Pollock did a double-blind placebo-controlled challenge study on 19 children who had improved previously on an additive-free diet. He didn’t use any additives but food dyes, but used a total of 125 mg by capsule every morning.
He found that the food dyes did have an adverse effect on the children based on the Conners’ rating that the parents filled out every day, but that the parents couldn’t correctly guess which weeks the children got placebo and which weeks they got “active” (dye-containing) capsules.

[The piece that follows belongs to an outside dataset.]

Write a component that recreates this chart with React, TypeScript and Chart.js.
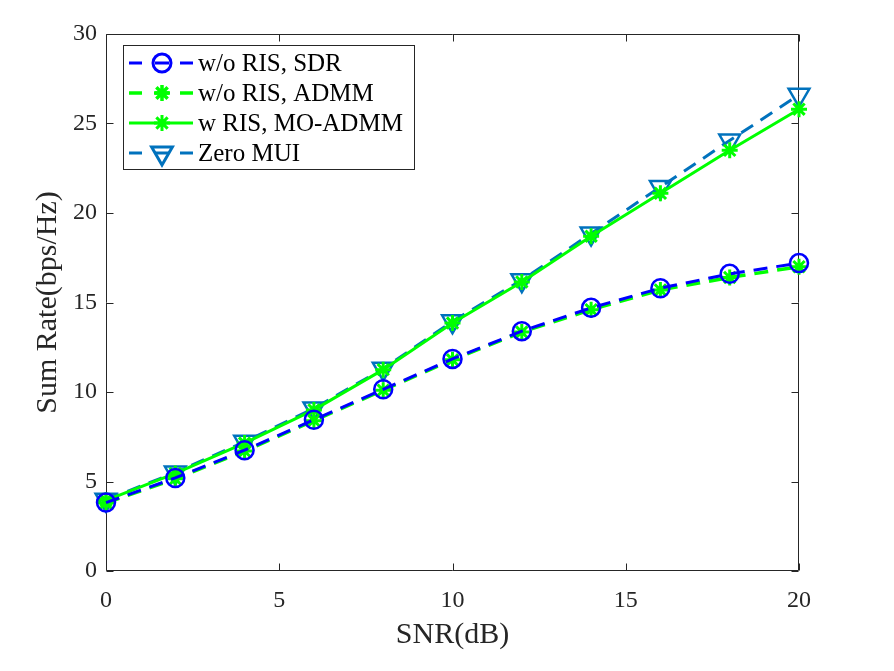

NOTE: He reported that “most parents could not detect these changes” which appears odd since they were the same people who had filled out the Conners’ questionnaires that indicated significant change. However, reading the full text carefully, he meant that in order for their once-a-week guesses (separate from the Conners’) to be significant, they had to be right on EVERY week, and most were not. It may be important that only two of the children actually tested in the “hyperactive” range in the Conners’ behavior scale anyhow … which means either the others didn’t even have ADHD to begin with, or the diet worked so well that they were no longer diagnosable and the diet effect overcame the dye-only challenge effect. Yet Pollock was looking for ADHD symptoms as his challenge outcome.
NOTE: Here is another possibility nobody seems to be considering:
Can it be that the opaque capsules used in this and other studies may not dissolve well in their stomach but may simply pass through partly or totally undigested? Certainly they are not absorbed through the tongue or other mouth mucous membranes as they would have been in a real life exposure.